Beatrice Maude Williams (née Kerr; 30 November 1887 – 3 August 1971), known professionally as Beatrice Kerr, was an Australian swimmer, diver, and aquatic performer. Born in Melbourne, Kerr learnt to swim at Albert Park Lake, and won medals at both the Victorian and Australasian championships in 1905, at the age of 17. Early the following year, she toured South Australia and Western Australia, winning every race she entered. From there, Kerr went to England, giving swimming exhibitions in Bradford, Liverpool, London, and Manchester, being billed as "Australia's Champion Lady Swimmer and Diver". She returned to Australia in October 1911, living the rest of her life in Sydney, New South Wales. Although often compared to Annette Kellerman, another Australian swimmer, Kerr's repeated challenges to Kellerman to race went unanswered.

==Early life==

Kerr was born on 30 November 1887 to Alexander Robert Kerr and his wife, Eliza Sophie (née Clark), in Williamstown, a suburb of Melbourne, Victoria. The eldest of five children, she was raised at Albert Park, and was taught to swim by her mother at the nearby Albert Park Lake. Kerr swam competitively from an early age.

==Career==
In 1905 Kerr won medals at both the Victorian and Australasian Championships. During this time, she also gave a number of swimming and diving exhibitions, reputedly performing 366 times in a period of 20 weeks. In early 1906, Kerr went on a six-week tour of South Australia and Western Australia, performing in Adelaide, Coolgardie, Kalgoorlie, and Perth. Managed by her brother-in-law, she entered 43 races at which she won 43 prizes during the tour, and also won five open championships.

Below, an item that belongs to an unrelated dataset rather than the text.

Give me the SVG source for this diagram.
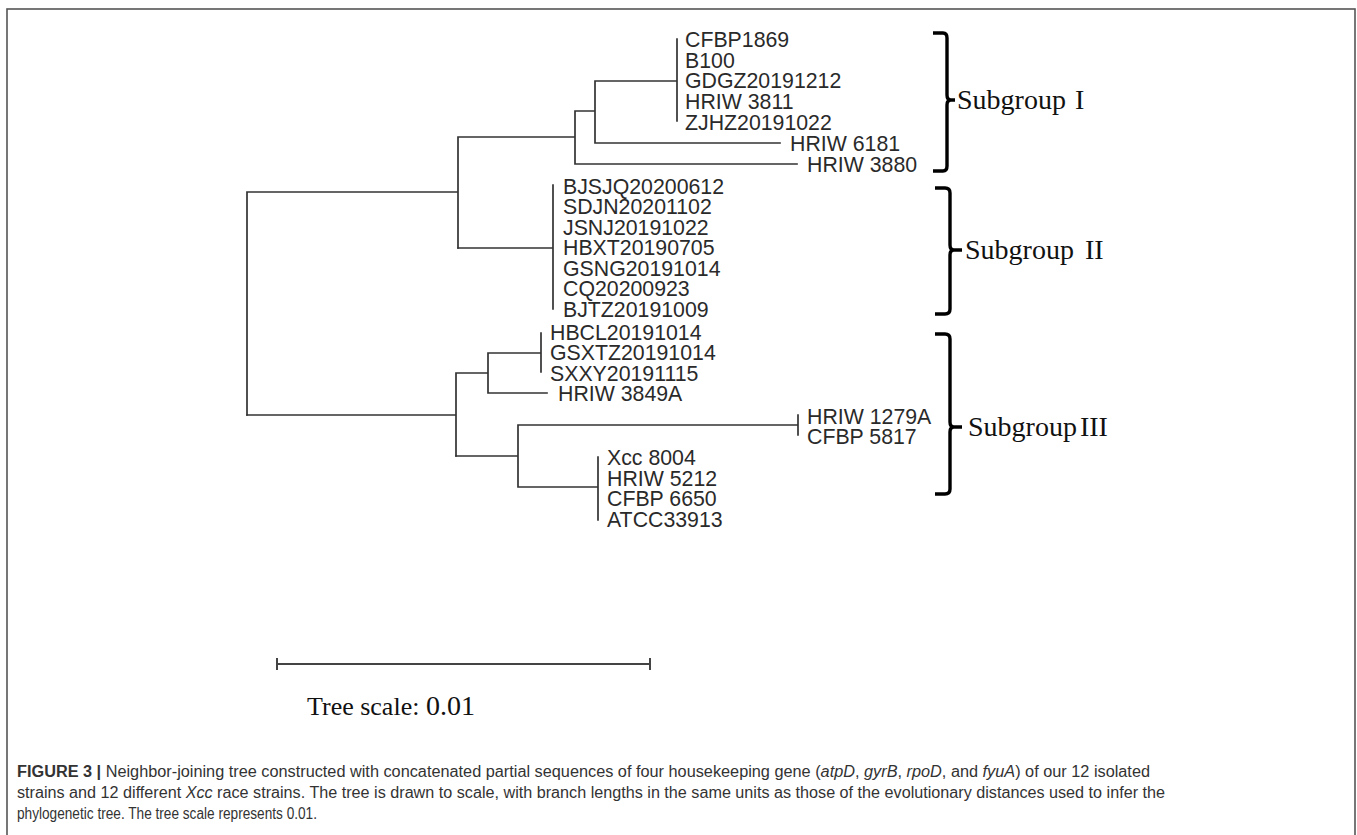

From Perth, Kerr journeyed to England aboard the Commonwealth. At a stopover in Durban, Natal, she gave a performance billed as "Australia's Champion Lady Swimmer and Diver", which she would use for the remainder of the tour. In England, Kerr gave examples of swimming strokes which included breaststroke and the trudgeon, and gave displays of "somersaults, high diving, blindfold backjumps, [and] kneeling dives". During a performance in Blackpool in August 1911, Kerr rescued two young boys swept out from the jetty at the North Pier by a strong current. Kerr's best time in the 100 yards was 1 minute, 21.4 seconds, and in the mile, 27.5 minutes. She returned to Australia in October 1911, and continued touring for a period of time before marrying Griffith Ellis Williams in Redfern, Sydney, on 3 April 1912.

==Death==
The couple lived in Bondi, with Kerr dying on 3 August 1971 aged 83. She was buried at Waverley Cemetery, survived by her only son.